Material:
## start
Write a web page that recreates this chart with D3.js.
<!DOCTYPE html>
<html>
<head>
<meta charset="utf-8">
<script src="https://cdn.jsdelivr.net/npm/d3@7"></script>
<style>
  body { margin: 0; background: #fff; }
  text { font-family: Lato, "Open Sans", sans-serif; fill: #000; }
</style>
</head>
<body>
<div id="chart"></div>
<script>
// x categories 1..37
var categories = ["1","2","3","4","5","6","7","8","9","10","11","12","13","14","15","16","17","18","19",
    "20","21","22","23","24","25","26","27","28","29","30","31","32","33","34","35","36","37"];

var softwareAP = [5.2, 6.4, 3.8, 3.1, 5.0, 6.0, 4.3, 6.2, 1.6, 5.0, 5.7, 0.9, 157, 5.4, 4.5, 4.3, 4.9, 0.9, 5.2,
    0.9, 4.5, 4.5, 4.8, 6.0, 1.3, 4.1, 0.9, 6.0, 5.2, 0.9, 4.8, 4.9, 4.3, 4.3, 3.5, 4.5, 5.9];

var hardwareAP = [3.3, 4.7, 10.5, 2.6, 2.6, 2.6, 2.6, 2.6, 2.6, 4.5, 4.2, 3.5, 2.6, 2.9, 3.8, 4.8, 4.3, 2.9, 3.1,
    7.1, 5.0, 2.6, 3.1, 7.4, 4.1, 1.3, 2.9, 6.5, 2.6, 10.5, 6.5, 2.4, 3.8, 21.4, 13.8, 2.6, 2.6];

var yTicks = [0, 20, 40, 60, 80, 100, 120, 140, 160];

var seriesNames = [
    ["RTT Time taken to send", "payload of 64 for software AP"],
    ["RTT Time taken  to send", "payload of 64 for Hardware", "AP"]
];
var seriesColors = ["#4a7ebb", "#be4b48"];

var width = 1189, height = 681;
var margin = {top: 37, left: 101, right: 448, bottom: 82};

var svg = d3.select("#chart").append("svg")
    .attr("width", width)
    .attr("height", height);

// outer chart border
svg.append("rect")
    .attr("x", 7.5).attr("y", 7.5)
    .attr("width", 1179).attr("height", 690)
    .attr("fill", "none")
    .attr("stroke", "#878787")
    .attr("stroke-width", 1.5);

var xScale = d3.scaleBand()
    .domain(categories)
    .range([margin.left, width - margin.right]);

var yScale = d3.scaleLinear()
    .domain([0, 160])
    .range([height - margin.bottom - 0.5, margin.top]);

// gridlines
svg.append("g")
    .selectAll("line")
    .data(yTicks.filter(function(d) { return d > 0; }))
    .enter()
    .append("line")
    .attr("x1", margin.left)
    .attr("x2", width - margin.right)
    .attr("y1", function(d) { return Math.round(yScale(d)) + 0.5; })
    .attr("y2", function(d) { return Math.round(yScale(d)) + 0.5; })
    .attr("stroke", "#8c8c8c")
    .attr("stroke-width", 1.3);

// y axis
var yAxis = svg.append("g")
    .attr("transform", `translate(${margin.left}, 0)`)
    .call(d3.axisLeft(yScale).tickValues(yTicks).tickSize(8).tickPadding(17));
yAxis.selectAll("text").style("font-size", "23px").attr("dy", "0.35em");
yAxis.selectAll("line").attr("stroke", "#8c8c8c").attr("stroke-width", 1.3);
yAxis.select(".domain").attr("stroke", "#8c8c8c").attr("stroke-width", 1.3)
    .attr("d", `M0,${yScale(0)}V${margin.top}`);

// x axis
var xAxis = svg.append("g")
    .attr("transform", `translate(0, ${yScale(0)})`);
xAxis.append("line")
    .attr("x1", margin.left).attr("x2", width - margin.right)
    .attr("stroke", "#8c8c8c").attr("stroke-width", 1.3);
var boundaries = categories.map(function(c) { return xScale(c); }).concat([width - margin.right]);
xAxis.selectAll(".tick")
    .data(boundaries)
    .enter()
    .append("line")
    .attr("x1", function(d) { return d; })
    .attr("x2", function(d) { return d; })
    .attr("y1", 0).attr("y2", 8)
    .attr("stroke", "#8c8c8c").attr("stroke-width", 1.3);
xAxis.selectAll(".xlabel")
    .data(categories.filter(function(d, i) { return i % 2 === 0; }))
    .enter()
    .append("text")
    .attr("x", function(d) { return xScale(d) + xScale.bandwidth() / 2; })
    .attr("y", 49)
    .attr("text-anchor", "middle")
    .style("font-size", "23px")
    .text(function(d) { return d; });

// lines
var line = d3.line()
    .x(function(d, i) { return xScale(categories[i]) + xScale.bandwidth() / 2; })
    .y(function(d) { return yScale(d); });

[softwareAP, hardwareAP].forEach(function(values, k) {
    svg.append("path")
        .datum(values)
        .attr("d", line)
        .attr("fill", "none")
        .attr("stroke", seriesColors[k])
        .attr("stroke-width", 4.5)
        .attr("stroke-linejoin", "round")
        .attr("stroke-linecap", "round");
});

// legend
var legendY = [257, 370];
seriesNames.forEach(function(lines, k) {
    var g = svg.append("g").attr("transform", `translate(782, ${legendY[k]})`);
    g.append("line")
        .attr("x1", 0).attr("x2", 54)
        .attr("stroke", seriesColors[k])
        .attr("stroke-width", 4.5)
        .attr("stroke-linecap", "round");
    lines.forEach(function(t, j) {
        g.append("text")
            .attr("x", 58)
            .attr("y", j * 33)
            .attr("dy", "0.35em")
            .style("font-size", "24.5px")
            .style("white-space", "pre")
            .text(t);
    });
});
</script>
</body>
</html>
## end
Retype the material above, line by line, exactly.

Write a web page that recreates this chart with D3.js.
<!DOCTYPE html>
<html>
<head>
<meta charset="utf-8">
<script src="https://cdn.jsdelivr.net/npm/d3@7"></script>
<style>
  body { margin: 0; background: #fff; }
  text { font-family: Lato, "Open Sans", sans-serif; fill: #000; }
</style>
</head>
<body>
<div id="chart"></div>
<script>
// x categories 1..37
var categories = ["1","2","3","4","5","6","7","8","9","10","11","12","13","14","15","16","17","18","19",
    "20","21","22","23","24","25","26","27","28","29","30","31","32","33","34","35","36","37"];

var softwareAP = [5.2, 6.4, 3.8, 3.1, 5.0, 6.0, 4.3, 6.2, 1.6, 5.0, 5.7, 0.9, 157, 5.4, 4.5, 4.3, 4.9, 0.9, 5.2,
    0.9, 4.5, 4.5, 4.8, 6.0, 1.3, 4.1, 0.9, 6.0, 5.2, 0.9, 4.8, 4.9, 4.3, 4.3, 3.5, 4.5, 5.9];

var hardwareAP = [3.3, 4.7, 10.5, 2.6, 2.6, 2.6, 2.6, 2.6, 2.6, 4.5, 4.2, 3.5, 2.6, 2.9, 3.8, 4.8, 4.3, 2.9, 3.1,
    7.1, 5.0, 2.6, 3.1, 7.4, 4.1, 1.3, 2.9, 6.5, 2.6, 10.5, 6.5, 2.4, 3.8, 21.4, 13.8, 2.6, 2.6];

var yTicks = [0, 20, 40, 60, 80, 100, 120, 140, 160];

var seriesNames = [
    ["RTT Time taken to send", "payload of 64 for software AP"],
    ["RTT Time taken  to send", "payload of 64 for Hardware", "AP"]
];
var seriesColors = ["#4a7ebb", "#be4b48"];

var width = 1189, height = 681;
var margin = {top: 37, left: 101, right: 448, bottom: 82};

var svg = d3.select("#chart").append("svg")
    .attr("width", width)
    .attr("height", height);

// outer chart border
svg.append("rect")
    .attr("x", 7.5).attr("y", 7.5)
    .attr("width", 1179).attr("height", 690)
    .attr("fill", "none")
    .attr("stroke", "#878787")
    .attr("stroke-width", 1.5);

var xScale = d3.scaleBand()
    .domain(categories)
    .range([margin.left, width - margin.right]);

var yScale = d3.scaleLinear()
    .domain([0, 160])
    .range([height - margin.bottom - 0.5, margin.top]);

// gridlines
svg.append("g")
    .selectAll("line")
    .data(yTicks.filter(function(d) { return d > 0; }))
    .enter()
    .append("line")
    .attr("x1", margin.left)
    .attr("x2", width - margin.right)
    .attr("y1", function(d) { return Math.round(yScale(d)) + 0.5; })
    .attr("y2", function(d) { return Math.round(yScale(d)) + 0.5; })
    .attr("stroke", "#8c8c8c")
    .attr("stroke-width", 1.3);

// y axis
var yAxis = svg.append("g")
    .attr("transform", `translate(${margin.left}, 0)`)
    .call(d3.axisLeft(yScale).tickValues(yTicks).tickSize(8).tickPadding(17));
yAxis.selectAll("text").style("font-size", "23px").attr("dy", "0.35em");
yAxis.selectAll("line").attr("stroke", "#8c8c8c").attr("stroke-width", 1.3);
yAxis.select(".domain").attr("stroke", "#8c8c8c").attr("stroke-width", 1.3)
    .attr("d", `M0,${yScale(0)}V${margin.top}`);

// x axis
var xAxis = svg.append("g")
    .attr("transform", `translate(0, ${yScale(0)})`);
xAxis.append("line")
    .attr("x1", margin.left).attr("x2", width - margin.right)
    .attr("stroke", "#8c8c8c").attr("stroke-width", 1.3);
var boundaries = categories.map(function(c) { return xScale(c); }).concat([width - margin.right]);
xAxis.selectAll(".tick")
    .data(boundaries)
    .enter()
    .append("line")
    .attr("x1", function(d) { return d; })
    .attr("x2", function(d) { return d; })
    .attr("y1", 0).attr("y2", 8)
    .attr("stroke", "#8c8c8c").attr("stroke-width", 1.3);
xAxis.selectAll(".xlabel")
    .data(categories.filter(function(d, i) { return i % 2 === 0; }))
    .enter()
    .append("text")
    .attr("x", function(d) { return xScale(d) + xScale.bandwidth() / 2; })
    .attr("y", 49)
    .attr("text-anchor", "middle")
    .style("font-size", "23px")
    .text(function(d) { return d; });

// lines
var line = d3.line()
    .x(function(d, i) { return xScale(categories[i]) + xScale.bandwidth() / 2; })
    .y(function(d) { return yScale(d); });

[softwareAP, hardwareAP].forEach(function(values, k) {
    svg.append("path")
        .datum(values)
        .attr("d", line)
        .attr("fill", "none")
        .attr("stroke", seriesColors[k])
        .attr("stroke-width", 4.5)
        .attr("stroke-linejoin", "round")
        .attr("stroke-linecap", "round");
});

// legend
var legendY = [257, 370];
seriesNames.forEach(function(lines, k) {
    var g = svg.append("g").attr("transform", `translate(782, ${legendY[k]})`);
    g.append("line")
        .attr("x1", 0).attr("x2", 54)
        .attr("stroke", seriesColors[k])
        .attr("stroke-width", 4.5)
        .attr("stroke-linecap", "round");
    lines.forEach(function(t, j) {
        g.append("text")
            .attr("x", 58)
            .attr("y", j * 33)
            .attr("dy", "0.35em")
            .style("font-size", "24.5px")
            .style("white-space", "pre")
            .text(t);
    });
});
</script>
</body>
</html>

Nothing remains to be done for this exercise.